-- START Dataset section --
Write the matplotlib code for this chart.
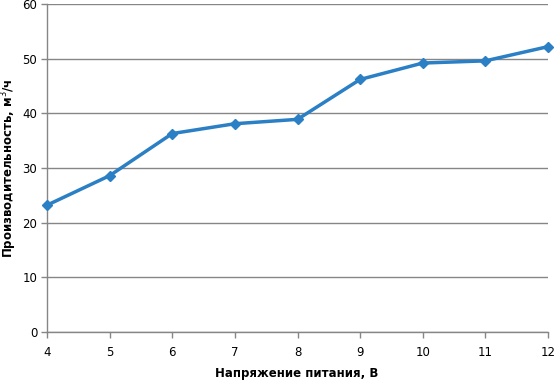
import matplotlib
matplotlib.use("Agg")
import matplotlib.pyplot as plt

voltage = [4, 5, 6, 7, 8, 9, 10, 11, 12]
productivity = [23.2, 28.6, 36.3, 38.1, 38.9, 46.2, 49.2, 49.6, 52.2]
y_ticks = [0, 10, 20, 30, 40, 50, 60]

plt.rcParams['font.family'] = ['DejaVu Sans']

fig = plt.figure(figsize=(5.55, 3.8), dpi=100)
ax = fig.add_axes([47/555, 1 - 332/380, (548-47)/555, (332-4)/380])

ax.plot(voltage, productivity, color='#2a7fc5', linewidth=2.5, marker='D',
        markersize=5.5, markeredgecolor='#2a7fc5', zorder=3, clip_on=False)

ax.set_xlim(4, 12)
ax.set_ylim(0, 60)
ax.set_xticks(voltage)
ax.set_yticks(y_ticks)
ax.grid(axis='y', color='#868686', linewidth=1)
ax.set_axisbelow(True)
for s in ['top', 'right']:
    ax.spines[s].set_visible(False)
for s in ['left', 'bottom']:
    ax.spines[s].set_color('#868686')
    ax.spines[s].set_linewidth(1)
ax.tick_params(axis='both', colors='#868686', labelcolor='black', labelsize=8.5,
               length=4, width=1, direction='out')
ax.tick_params(axis='x', pad=6)
ax.tick_params(axis='y', pad=3)

fig.text(297/555, 1 - 373/380, 'Напряжение питания, В', fontsize=8.5,
         fontweight='bold', ha='center', va='center')
fig.text(9/555, 1 - 168/380, 'Производительность, м$^{3}$/ч', fontsize=8.5,
         fontweight='bold', ha='center', va='center', rotation=90)

fig.savefig('out.png', dpi=100)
-- END Dataset section --
## Requirements
Each line of the material must be retyped exactly, except that images are omitted.

## Exercise solution
Write the matplotlib code for this chart.
import matplotlib
matplotlib.use("Agg")
import matplotlib.pyplot as plt

voltage = [4, 5, 6, 7, 8, 9, 10, 11, 12]
productivity = [23.2, 28.6, 36.3, 38.1, 38.9, 46.2, 49.2, 49.6, 52.2]
y_ticks = [0, 10, 20, 30, 40, 50, 60]

plt.rcParams['font.family'] = ['DejaVu Sans']

fig = plt.figure(figsize=(5.55, 3.8), dpi=100)
ax = fig.add_axes([47/555, 1 - 332/380, (548-47)/555, (332-4)/380])

ax.plot(voltage, productivity, color='#2a7fc5', linewidth=2.5, marker='D',
        markersize=5.5, markeredgecolor='#2a7fc5', zorder=3, clip_on=False)

ax.set_xlim(4, 12)
ax.set_ylim(0, 60)
ax.set_xticks(voltage)
ax.set_yticks(y_ticks)
ax.grid(axis='y', color='#868686', linewidth=1)
ax.set_axisbelow(True)
for s in ['top', 'right']:
    ax.spines[s].set_visible(False)
for s in ['left', 'bottom']:
    ax.spines[s].set_color('#868686')
    ax.spines[s].set_linewidth(1)
ax.tick_params(axis='both', colors='#868686', labelcolor='black', labelsize=8.5,
               length=4, width=1, direction='out')
ax.tick_params(axis='x', pad=6)
ax.tick_params(axis='y', pad=3)

fig.text(297/555, 1 - 373/380, 'Напряжение питания, В', fontsize=8.5,
         fontweight='bold', ha='center', va='center')
fig.text(9/555, 1 - 168/380, 'Производительность, м$^{3}$/ч', fontsize=8.5,
         fontweight='bold', ha='center', va='center', rotation=90)

fig.savefig('out.png', dpi=100)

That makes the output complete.